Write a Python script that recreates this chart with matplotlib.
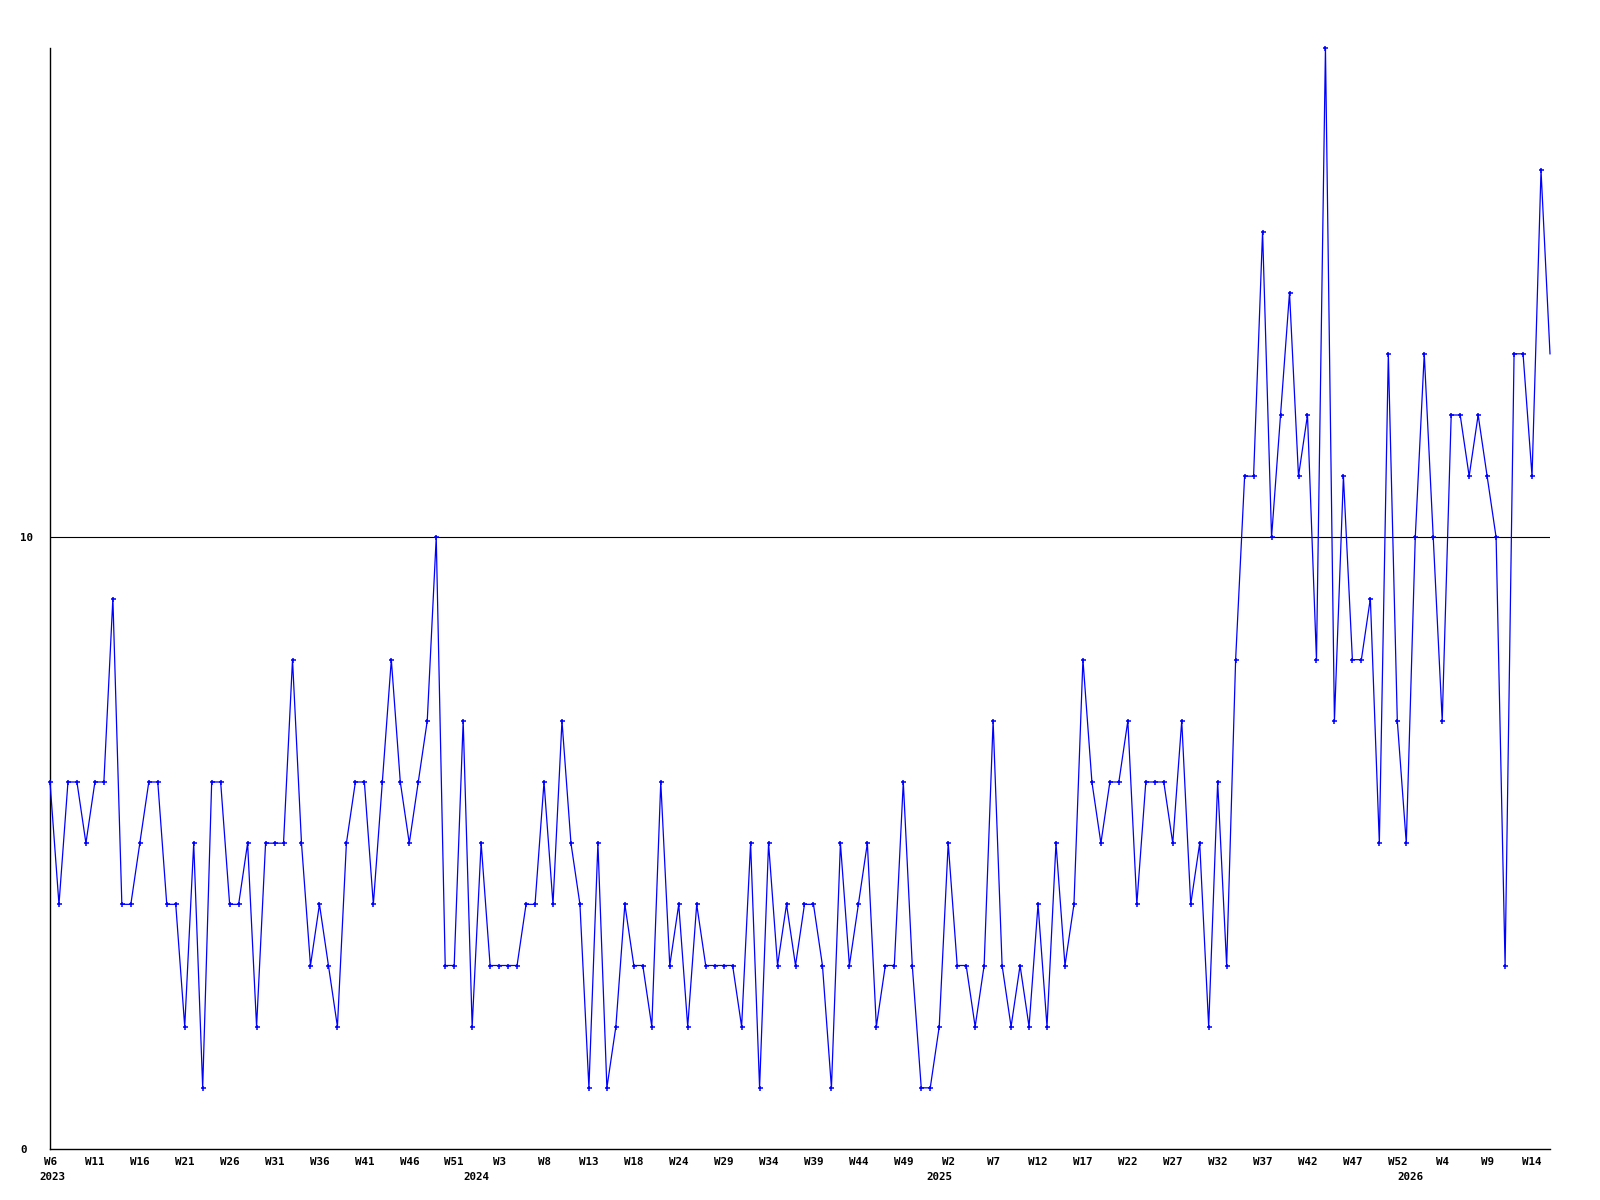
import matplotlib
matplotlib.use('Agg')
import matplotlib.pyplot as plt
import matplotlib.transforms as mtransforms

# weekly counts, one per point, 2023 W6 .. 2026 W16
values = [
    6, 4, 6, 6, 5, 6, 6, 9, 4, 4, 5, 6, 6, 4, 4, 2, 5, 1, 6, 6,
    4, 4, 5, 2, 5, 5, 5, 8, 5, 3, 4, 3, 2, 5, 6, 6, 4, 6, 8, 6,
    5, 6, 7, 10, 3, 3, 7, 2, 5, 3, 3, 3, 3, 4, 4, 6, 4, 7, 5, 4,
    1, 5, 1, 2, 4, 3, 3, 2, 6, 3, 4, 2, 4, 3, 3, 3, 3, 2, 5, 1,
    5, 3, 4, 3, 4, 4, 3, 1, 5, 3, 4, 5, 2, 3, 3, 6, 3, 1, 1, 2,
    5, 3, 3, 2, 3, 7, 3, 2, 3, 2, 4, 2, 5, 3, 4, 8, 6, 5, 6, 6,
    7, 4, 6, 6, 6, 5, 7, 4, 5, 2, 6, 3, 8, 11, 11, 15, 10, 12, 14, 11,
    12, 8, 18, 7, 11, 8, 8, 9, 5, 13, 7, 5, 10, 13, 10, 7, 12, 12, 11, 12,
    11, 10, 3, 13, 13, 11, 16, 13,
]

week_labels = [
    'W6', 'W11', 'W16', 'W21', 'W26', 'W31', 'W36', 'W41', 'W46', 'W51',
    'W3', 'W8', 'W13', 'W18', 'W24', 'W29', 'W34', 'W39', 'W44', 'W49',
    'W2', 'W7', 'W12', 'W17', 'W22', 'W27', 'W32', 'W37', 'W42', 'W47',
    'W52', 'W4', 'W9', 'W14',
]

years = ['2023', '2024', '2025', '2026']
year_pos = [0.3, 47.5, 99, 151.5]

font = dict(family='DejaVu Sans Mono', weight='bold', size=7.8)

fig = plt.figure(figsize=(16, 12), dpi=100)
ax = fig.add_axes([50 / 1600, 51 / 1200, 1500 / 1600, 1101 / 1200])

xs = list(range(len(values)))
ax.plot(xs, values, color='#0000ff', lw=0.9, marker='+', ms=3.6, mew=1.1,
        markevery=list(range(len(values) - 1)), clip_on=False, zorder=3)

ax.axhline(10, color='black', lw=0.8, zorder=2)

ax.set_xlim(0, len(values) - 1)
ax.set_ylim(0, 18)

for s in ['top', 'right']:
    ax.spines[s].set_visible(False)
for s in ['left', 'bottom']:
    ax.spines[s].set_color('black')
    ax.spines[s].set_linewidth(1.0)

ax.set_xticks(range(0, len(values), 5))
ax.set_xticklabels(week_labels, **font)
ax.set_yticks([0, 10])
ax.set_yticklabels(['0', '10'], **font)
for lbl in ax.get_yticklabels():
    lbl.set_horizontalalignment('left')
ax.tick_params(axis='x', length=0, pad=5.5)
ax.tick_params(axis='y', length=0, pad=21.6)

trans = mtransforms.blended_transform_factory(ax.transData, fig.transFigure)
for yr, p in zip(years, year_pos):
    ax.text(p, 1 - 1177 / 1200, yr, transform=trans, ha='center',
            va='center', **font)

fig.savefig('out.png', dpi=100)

|---|

Your objective -> Output the material word for word, omitting its pictures.

Exercise output ->
Write a Python script that recreates this chart with matplotlib.
import matplotlib
matplotlib.use('Agg')
import matplotlib.pyplot as plt
import matplotlib.transforms as mtransforms

# weekly counts, one per point, 2023 W6 .. 2026 W16
values = [
    6, 4, 6, 6, 5, 6, 6, 9, 4, 4, 5, 6, 6, 4, 4, 2, 5, 1, 6, 6,
    4, 4, 5, 2, 5, 5, 5, 8, 5, 3, 4, 3, 2, 5, 6, 6, 4, 6, 8, 6,
    5, 6, 7, 10, 3, 3, 7, 2, 5, 3, 3, 3, 3, 4, 4, 6, 4, 7, 5, 4,
    1, 5, 1, 2, 4, 3, 3, 2, 6, 3, 4, 2, 4, 3, 3, 3, 3, 2, 5, 1,
    5, 3, 4, 3, 4, 4, 3, 1, 5, 3, 4, 5, 2, 3, 3, 6, 3, 1, 1, 2,
    5, 3, 3, 2, 3, 7, 3, 2, 3, 2, 4, 2, 5, 3, 4, 8, 6, 5, 6, 6,
    7, 4, 6, 6, 6, 5, 7, 4, 5, 2, 6, 3, 8, 11, 11, 15, 10, 12, 14, 11,
    12, 8, 18, 7, 11, 8, 8, 9, 5, 13, 7, 5, 10, 13, 10, 7, 12, 12, 11, 12,
    11, 10, 3, 13, 13, 11, 16, 13,
]

week_labels = [
    'W6', 'W11', 'W16', 'W21', 'W26', 'W31', 'W36', 'W41', 'W46', 'W51',
    'W3', 'W8', 'W13', 'W18', 'W24', 'W29', 'W34', 'W39', 'W44', 'W49',
    'W2', 'W7', 'W12', 'W17', 'W22', 'W27', 'W32', 'W37', 'W42', 'W47',
    'W52', 'W4', 'W9', 'W14',
]

years = ['2023', '2024', '2025', '2026']
year_pos = [0.3, 47.5, 99, 151.5]

font = dict(family='DejaVu Sans Mono', weight='bold', size=7.8)

fig = plt.figure(figsize=(16, 12), dpi=100)
ax = fig.add_axes([50 / 1600, 51 / 1200, 1500 / 1600, 1101 / 1200])

xs = list(range(len(values)))
ax.plot(xs, values, color='#0000ff', lw=0.9, marker='+', ms=3.6, mew=1.1,
        markevery=list(range(len(values) - 1)), clip_on=False, zorder=3)

ax.axhline(10, color='black', lw=0.8, zorder=2)

ax.set_xlim(0, len(values) - 1)
ax.set_ylim(0, 18)

for s in ['top', 'right']:
    ax.spines[s].set_visible(False)
for s in ['left', 'bottom']:
    ax.spines[s].set_color('black')
    ax.spines[s].set_linewidth(1.0)

ax.set_xticks(range(0, len(values), 5))
ax.set_xticklabels(week_labels, **font)
ax.set_yticks([0, 10])
ax.set_yticklabels(['0', '10'], **font)
for lbl in ax.get_yticklabels():
    lbl.set_horizontalalignment('left')
ax.tick_params(axis='x', length=0, pad=5.5)
ax.tick_params(axis='y', length=0, pad=21.6)

trans = mtransforms.blended_transform_factory(ax.transData, fig.transFigure)
for yr, p in zip(years, year_pos):
    ax.text(p, 1 - 1177 / 1200, yr, transform=trans, ha='center',
            va='center', **font)

fig.savefig('out.png', dpi=100)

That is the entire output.